» Exercise aim
Repeat the records word for word, excluding any picture.

[START OF Listed entries]

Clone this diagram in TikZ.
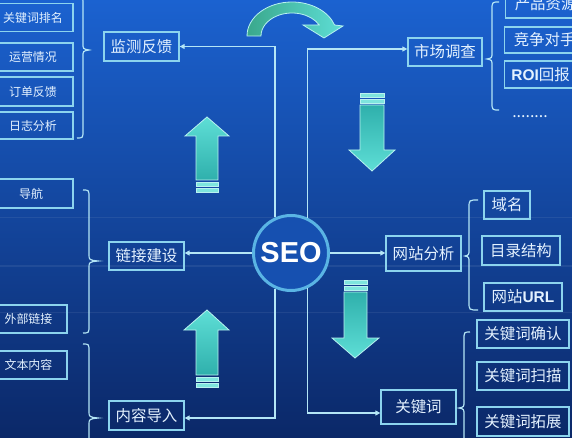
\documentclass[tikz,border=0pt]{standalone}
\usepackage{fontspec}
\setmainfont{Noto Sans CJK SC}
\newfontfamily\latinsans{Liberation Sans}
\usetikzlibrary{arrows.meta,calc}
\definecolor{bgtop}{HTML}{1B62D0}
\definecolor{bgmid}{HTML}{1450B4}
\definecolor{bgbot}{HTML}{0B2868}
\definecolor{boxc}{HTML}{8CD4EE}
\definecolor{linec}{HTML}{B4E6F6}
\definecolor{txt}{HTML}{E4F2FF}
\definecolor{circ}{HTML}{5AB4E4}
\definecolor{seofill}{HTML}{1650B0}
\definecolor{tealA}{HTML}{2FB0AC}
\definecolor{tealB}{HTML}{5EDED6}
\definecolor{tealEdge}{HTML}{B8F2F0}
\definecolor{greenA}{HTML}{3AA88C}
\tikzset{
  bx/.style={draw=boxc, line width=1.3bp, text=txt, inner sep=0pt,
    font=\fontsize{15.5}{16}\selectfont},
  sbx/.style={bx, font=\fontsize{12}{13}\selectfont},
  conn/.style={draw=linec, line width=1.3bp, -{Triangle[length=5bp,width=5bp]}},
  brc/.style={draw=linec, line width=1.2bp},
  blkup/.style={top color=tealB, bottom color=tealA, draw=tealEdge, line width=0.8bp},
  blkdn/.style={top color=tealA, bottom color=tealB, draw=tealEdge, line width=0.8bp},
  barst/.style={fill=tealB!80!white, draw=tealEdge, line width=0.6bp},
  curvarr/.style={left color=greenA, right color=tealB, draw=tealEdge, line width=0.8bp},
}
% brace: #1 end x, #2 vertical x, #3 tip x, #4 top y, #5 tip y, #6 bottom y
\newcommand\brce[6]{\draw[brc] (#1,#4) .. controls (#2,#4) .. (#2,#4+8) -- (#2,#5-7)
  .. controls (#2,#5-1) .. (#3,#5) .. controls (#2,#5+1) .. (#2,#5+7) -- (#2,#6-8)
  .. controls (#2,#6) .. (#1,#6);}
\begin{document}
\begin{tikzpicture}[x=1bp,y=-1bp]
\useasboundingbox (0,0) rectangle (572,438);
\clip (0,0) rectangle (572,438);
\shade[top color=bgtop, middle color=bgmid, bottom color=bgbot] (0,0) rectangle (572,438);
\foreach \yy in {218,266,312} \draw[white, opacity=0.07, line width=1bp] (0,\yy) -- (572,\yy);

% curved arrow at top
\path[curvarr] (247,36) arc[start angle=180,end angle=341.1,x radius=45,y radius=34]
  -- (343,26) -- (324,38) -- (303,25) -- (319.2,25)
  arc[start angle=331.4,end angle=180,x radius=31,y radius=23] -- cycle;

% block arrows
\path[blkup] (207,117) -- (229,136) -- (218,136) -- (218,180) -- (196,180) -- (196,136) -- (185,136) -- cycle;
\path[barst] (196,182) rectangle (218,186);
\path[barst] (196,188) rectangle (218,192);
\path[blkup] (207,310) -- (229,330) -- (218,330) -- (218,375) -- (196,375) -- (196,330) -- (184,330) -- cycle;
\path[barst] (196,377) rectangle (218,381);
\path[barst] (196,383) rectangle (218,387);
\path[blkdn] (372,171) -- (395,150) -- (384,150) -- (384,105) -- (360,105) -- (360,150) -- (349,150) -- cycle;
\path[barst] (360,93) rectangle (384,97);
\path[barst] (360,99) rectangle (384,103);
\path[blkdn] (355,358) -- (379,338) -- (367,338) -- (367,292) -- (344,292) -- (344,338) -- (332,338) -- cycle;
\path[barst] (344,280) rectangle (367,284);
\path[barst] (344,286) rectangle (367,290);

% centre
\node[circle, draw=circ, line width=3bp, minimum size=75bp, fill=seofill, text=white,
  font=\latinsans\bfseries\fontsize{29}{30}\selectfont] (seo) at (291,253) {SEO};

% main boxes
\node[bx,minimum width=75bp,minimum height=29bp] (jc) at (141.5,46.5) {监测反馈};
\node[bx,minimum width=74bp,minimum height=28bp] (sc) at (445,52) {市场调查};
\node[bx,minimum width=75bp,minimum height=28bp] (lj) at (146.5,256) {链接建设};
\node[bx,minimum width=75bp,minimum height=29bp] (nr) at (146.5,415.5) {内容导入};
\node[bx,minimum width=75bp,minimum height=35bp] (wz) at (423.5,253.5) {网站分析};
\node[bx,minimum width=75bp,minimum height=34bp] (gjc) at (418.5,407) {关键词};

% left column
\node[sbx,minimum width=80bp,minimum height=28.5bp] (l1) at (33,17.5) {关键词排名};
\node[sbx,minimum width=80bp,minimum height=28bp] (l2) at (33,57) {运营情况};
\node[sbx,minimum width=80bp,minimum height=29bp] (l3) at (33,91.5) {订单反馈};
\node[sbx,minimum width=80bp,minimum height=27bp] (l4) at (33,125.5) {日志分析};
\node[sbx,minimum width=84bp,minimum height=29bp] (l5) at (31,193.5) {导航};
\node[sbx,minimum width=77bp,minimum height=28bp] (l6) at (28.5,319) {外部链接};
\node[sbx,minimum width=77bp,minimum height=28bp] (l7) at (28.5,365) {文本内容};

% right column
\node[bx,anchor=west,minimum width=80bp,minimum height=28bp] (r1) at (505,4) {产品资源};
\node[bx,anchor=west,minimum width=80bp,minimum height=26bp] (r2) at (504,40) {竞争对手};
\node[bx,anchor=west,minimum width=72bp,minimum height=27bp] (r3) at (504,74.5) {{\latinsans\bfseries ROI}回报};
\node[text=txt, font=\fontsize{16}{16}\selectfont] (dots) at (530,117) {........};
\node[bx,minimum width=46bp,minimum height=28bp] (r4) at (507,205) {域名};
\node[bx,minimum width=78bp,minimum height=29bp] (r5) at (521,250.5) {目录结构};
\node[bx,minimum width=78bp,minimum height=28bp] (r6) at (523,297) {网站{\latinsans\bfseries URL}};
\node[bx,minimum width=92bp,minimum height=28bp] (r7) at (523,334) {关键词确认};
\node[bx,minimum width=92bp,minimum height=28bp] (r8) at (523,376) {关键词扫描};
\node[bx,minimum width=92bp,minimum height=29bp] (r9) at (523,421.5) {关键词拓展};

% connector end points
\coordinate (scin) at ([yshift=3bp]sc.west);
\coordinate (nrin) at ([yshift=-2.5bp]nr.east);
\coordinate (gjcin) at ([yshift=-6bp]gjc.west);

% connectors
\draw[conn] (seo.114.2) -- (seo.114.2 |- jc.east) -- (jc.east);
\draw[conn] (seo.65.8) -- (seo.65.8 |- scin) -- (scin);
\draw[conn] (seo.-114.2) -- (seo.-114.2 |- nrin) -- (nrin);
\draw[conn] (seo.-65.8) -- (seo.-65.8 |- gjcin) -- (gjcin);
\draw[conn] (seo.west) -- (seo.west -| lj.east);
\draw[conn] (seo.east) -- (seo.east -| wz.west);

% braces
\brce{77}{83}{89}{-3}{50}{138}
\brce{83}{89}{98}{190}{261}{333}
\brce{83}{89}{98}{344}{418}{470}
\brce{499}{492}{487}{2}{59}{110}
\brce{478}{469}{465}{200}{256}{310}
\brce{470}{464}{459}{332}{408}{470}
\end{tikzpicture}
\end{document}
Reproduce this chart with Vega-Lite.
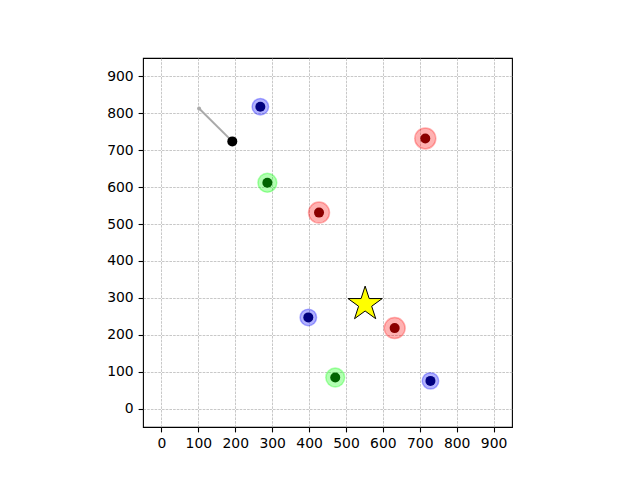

[END OF Listed entries]

» Exercise solution
Clone this diagram in TikZ.
\documentclass[tikz,border=0pt]{standalone}
\usepackage{fontspec}
\setmainfont{Noto Sans CJK SC}
\newfontfamily\latinsans{Liberation Sans}
\usetikzlibrary{arrows.meta,calc}
\definecolor{bgtop}{HTML}{1B62D0}
\definecolor{bgmid}{HTML}{1450B4}
\definecolor{bgbot}{HTML}{0B2868}
\definecolor{boxc}{HTML}{8CD4EE}
\definecolor{linec}{HTML}{B4E6F6}
\definecolor{txt}{HTML}{E4F2FF}
\definecolor{circ}{HTML}{5AB4E4}
\definecolor{seofill}{HTML}{1650B0}
\definecolor{tealA}{HTML}{2FB0AC}
\definecolor{tealB}{HTML}{5EDED6}
\definecolor{tealEdge}{HTML}{B8F2F0}
\definecolor{greenA}{HTML}{3AA88C}
\tikzset{
  bx/.style={draw=boxc, line width=1.3bp, text=txt, inner sep=0pt,
    font=\fontsize{15.5}{16}\selectfont},
  sbx/.style={bx, font=\fontsize{12}{13}\selectfont},
  conn/.style={draw=linec, line width=1.3bp, -{Triangle[length=5bp,width=5bp]}},
  brc/.style={draw=linec, line width=1.2bp},
  blkup/.style={top color=tealB, bottom color=tealA, draw=tealEdge, line width=0.8bp},
  blkdn/.style={top color=tealA, bottom color=tealB, draw=tealEdge, line width=0.8bp},
  barst/.style={fill=tealB!80!white, draw=tealEdge, line width=0.6bp},
  curvarr/.style={left color=greenA, right color=tealB, draw=tealEdge, line width=0.8bp},
}
% brace: #1 end x, #2 vertical x, #3 tip x, #4 top y, #5 tip y, #6 bottom y
\newcommand\brce[6]{\draw[brc] (#1,#4) .. controls (#2,#4) .. (#2,#4+8) -- (#2,#5-7)
  .. controls (#2,#5-1) .. (#3,#5) .. controls (#2,#5+1) .. (#2,#5+7) -- (#2,#6-8)
  .. controls (#2,#6) .. (#1,#6);}
\begin{document}
\begin{tikzpicture}[x=1bp,y=-1bp]
\useasboundingbox (0,0) rectangle (572,438);
\clip (0,0) rectangle (572,438);
\shade[top color=bgtop, middle color=bgmid, bottom color=bgbot] (0,0) rectangle (572,438);
\foreach \yy in {218,266,312} \draw[white, opacity=0.07, line width=1bp] (0,\yy) -- (572,\yy);

% curved arrow at top
\path[curvarr] (247,36) arc[start angle=180,end angle=341.1,x radius=45,y radius=34]
  -- (343,26) -- (324,38) -- (303,25) -- (319.2,25)
  arc[start angle=331.4,end angle=180,x radius=31,y radius=23] -- cycle;

% block arrows
\path[blkup] (207,117) -- (229,136) -- (218,136) -- (218,180) -- (196,180) -- (196,136) -- (185,136) -- cycle;
\path[barst] (196,182) rectangle (218,186);
\path[barst] (196,188) rectangle (218,192);
\path[blkup] (207,310) -- (229,330) -- (218,330) -- (218,375) -- (196,375) -- (196,330) -- (184,330) -- cycle;
\path[barst] (196,377) rectangle (218,381);
\path[barst] (196,383) rectangle (218,387);
\path[blkdn] (372,171) -- (395,150) -- (384,150) -- (384,105) -- (360,105) -- (360,150) -- (349,150) -- cycle;
\path[barst] (360,93) rectangle (384,97);
\path[barst] (360,99) rectangle (384,103);
\path[blkdn] (355,358) -- (379,338) -- (367,338) -- (367,292) -- (344,292) -- (344,338) -- (332,338) -- cycle;
\path[barst] (344,280) rectangle (367,284);
\path[barst] (344,286) rectangle (367,290);

% centre
\node[circle, draw=circ, line width=3bp, minimum size=75bp, fill=seofill, text=white,
  font=\latinsans\bfseries\fontsize{29}{30}\selectfont] (seo) at (291,253) {SEO};

% main boxes
\node[bx,minimum width=75bp,minimum height=29bp] (jc) at (141.5,46.5) {监测反馈};
\node[bx,minimum width=74bp,minimum height=28bp] (sc) at (445,52) {市场调查};
\node[bx,minimum width=75bp,minimum height=28bp] (lj) at (146.5,256) {链接建设};
\node[bx,minimum width=75bp,minimum height=29bp] (nr) at (146.5,415.5) {内容导入};
\node[bx,minimum width=75bp,minimum height=35bp] (wz) at (423.5,253.5) {网站分析};
\node[bx,minimum width=75bp,minimum height=34bp] (gjc) at (418.5,407) {关键词};

% left column
\node[sbx,minimum width=80bp,minimum height=28.5bp] (l1) at (33,17.5) {关键词排名};
\node[sbx,minimum width=80bp,minimum height=28bp] (l2) at (33,57) {运营情况};
\node[sbx,minimum width=80bp,minimum height=29bp] (l3) at (33,91.5) {订单反馈};
\node[sbx,minimum width=80bp,minimum height=27bp] (l4) at (33,125.5) {日志分析};
\node[sbx,minimum width=84bp,minimum height=29bp] (l5) at (31,193.5) {导航};
\node[sbx,minimum width=77bp,minimum height=28bp] (l6) at (28.5,319) {外部链接};
\node[sbx,minimum width=77bp,minimum height=28bp] (l7) at (28.5,365) {文本内容};

% right column
\node[bx,anchor=west,minimum width=80bp,minimum height=28bp] (r1) at (505,4) {产品资源};
\node[bx,anchor=west,minimum width=80bp,minimum height=26bp] (r2) at (504,40) {竞争对手};
\node[bx,anchor=west,minimum width=72bp,minimum height=27bp] (r3) at (504,74.5) {{\latinsans\bfseries ROI}回报};
\node[text=txt, font=\fontsize{16}{16}\selectfont] (dots) at (530,117) {........};
\node[bx,minimum width=46bp,minimum height=28bp] (r4) at (507,205) {域名};
\node[bx,minimum width=78bp,minimum height=29bp] (r5) at (521,250.5) {目录结构};
\node[bx,minimum width=78bp,minimum height=28bp] (r6) at (523,297) {网站{\latinsans\bfseries URL}};
\node[bx,minimum width=92bp,minimum height=28bp] (r7) at (523,334) {关键词确认};
\node[bx,minimum width=92bp,minimum height=28bp] (r8) at (523,376) {关键词扫描};
\node[bx,minimum width=92bp,minimum height=29bp] (r9) at (523,421.5) {关键词拓展};

% connector end points
\coordinate (scin) at ([yshift=3bp]sc.west);
\coordinate (nrin) at ([yshift=-2.5bp]nr.east);
\coordinate (gjcin) at ([yshift=-6bp]gjc.west);

% connectors
\draw[conn] (seo.114.2) -- (seo.114.2 |- jc.east) -- (jc.east);
\draw[conn] (seo.65.8) -- (seo.65.8 |- scin) -- (scin);
\draw[conn] (seo.-114.2) -- (seo.-114.2 |- nrin) -- (nrin);
\draw[conn] (seo.-65.8) -- (seo.-65.8 |- gjcin) -- (gjcin);
\draw[conn] (seo.west) -- (seo.west -| lj.east);
\draw[conn] (seo.east) -- (seo.east -| wz.west);

% braces
\brce{77}{83}{89}{-3}{50}{138}
\brce{83}{89}{98}{190}{261}{333}
\brce{83}{89}{98}{344}{418}{470}
\brce{499}{492}{487}{2}{59}{110}
\brce{478}{469}{465}{200}{256}{310}
\brce{470}{464}{459}{332}{408}{470}
\end{tikzpicture}
\end{document}
Reproduce this chart with Vega-Lite.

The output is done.